Esthétique
La nouvelle forme, une expression du geste religieux dans l'œuvre d'art

par Muthafar.M. Alobaidy

À l'occasion de l'exposition de Henry Moore
au Tate Britain à Londres - février - aout 2010

mis en ligne le 11/07/2010

      L'intégration de la forme du vide dans la construction iconique produit-elle l'effet principal du geste et de la représentation ? La religion chrétienne possède en effet toute une gestuelle significative, qui a d'ailleurs été souvent reprise dans l'iconographie picturale ou sculpturale. Il s'agit notamment de gestes avec les doigts de la main, puisés dans l'iconographie byzantine. Ce geste, Moore le réduit à l'essentiel et le stylise dans deux œuvres, en premier lieu Trois Pointes réalisée en 1939-40. Avant cette période, il a principalement travaillé sur la forme du coquillage et ses développements. Ces recherches sont mises au service d'une réalisation qui porte des témoignages religieux chrétiens à une époque où l'Angleterre est touchée par les bouleversements de la seconde guerre mondiale. Dans cette œuvre Trois pointes représentative d'un retour vers le religieux, figurent la sainte Trinité, fondement de la religion chrétienne. Le vide est une représentation de la lumière dans laquelle les pointes se rassemblent pour construire une unité de l'esprit. Leur signification est basée sur le geste de la Trinité, Père, Fils et Saint-Esprit, ce dernier ayant été rajouté en 381 à Constantinople. La rencontre de chaque pointe dépasse le signe répétitif des icônes classiques : leur construction montre à la fois l'indépendance de chaque élément par le vide (lumière) dans lequel ils habitent, et leur unité non séparable au titre de la Trinité qu'ils forment.

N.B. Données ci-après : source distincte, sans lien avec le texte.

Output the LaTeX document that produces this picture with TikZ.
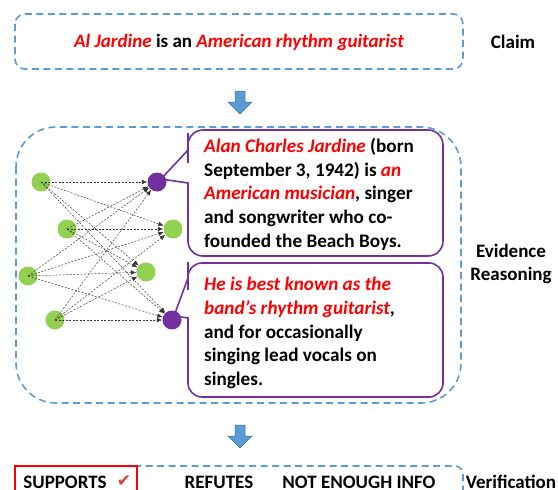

      La construction de la forme du vide ne réduit pas la visibilité du plein mais elle inscrit les pointes chacune comme un index qui en désigne un autre dans le vide. Le vide et les trois pointes sont des signes qui construisent précisément le geste représentatif du christianisme. En fait, Moore a particulièrement insisté sur le fait que les positionnements des extrémités des trois pointes sont à peine séparés : "En 1940, j'ai fait cette sculpture à trois pointes, car il y a une action émotive et physique en elle; les pointes sont sur le point de se toucher, mais ne se touchent pas". C'est-à-dire que les pointes convergent vers le même endroit, un centre de vide sacré, mais les pointes restent distinctes l'une de l'autre. De la même façon, la trinité vise à l’unité, mais reste les trois éléments distincts. La forme du vide dans lequel les éléments pleins baignent peut être considérée comme le lieu d'une lumière sacrée. La vide représente la lumière et son passage, qui est déterminée par la création sculptural. L'étude du vide, son rôle, sa détermination et sa signification dans l'œuvre, précède l'étude de l'opacité et de la lumière d'un point de vue plastique et esthétique. La structure de la base qui soutient les pointes et accueille le vide au milieu de leur verticalité fait penser à l'ouverture d'une fleur : le vide enrichit la rectitude oblique dressée depuis la base sculpturale qui évoque le volume d'un coquillage déformé ou d'un bénitier d'église. La forme du vide est un signe de lumière qui fonctionne de la même façon qu'une porte ouvre ses deux battants pour livrer le passage à la lumière symbole de la prière. Ce vide entre les éléments est comme la qualité de la mesure de la prière et de la foi. Le vide représente aussi le lieu privé entre les éléments de la trinité et rappelle en même temps le lieu privé intérieur de chaque personne qui pratique ce geste de croix.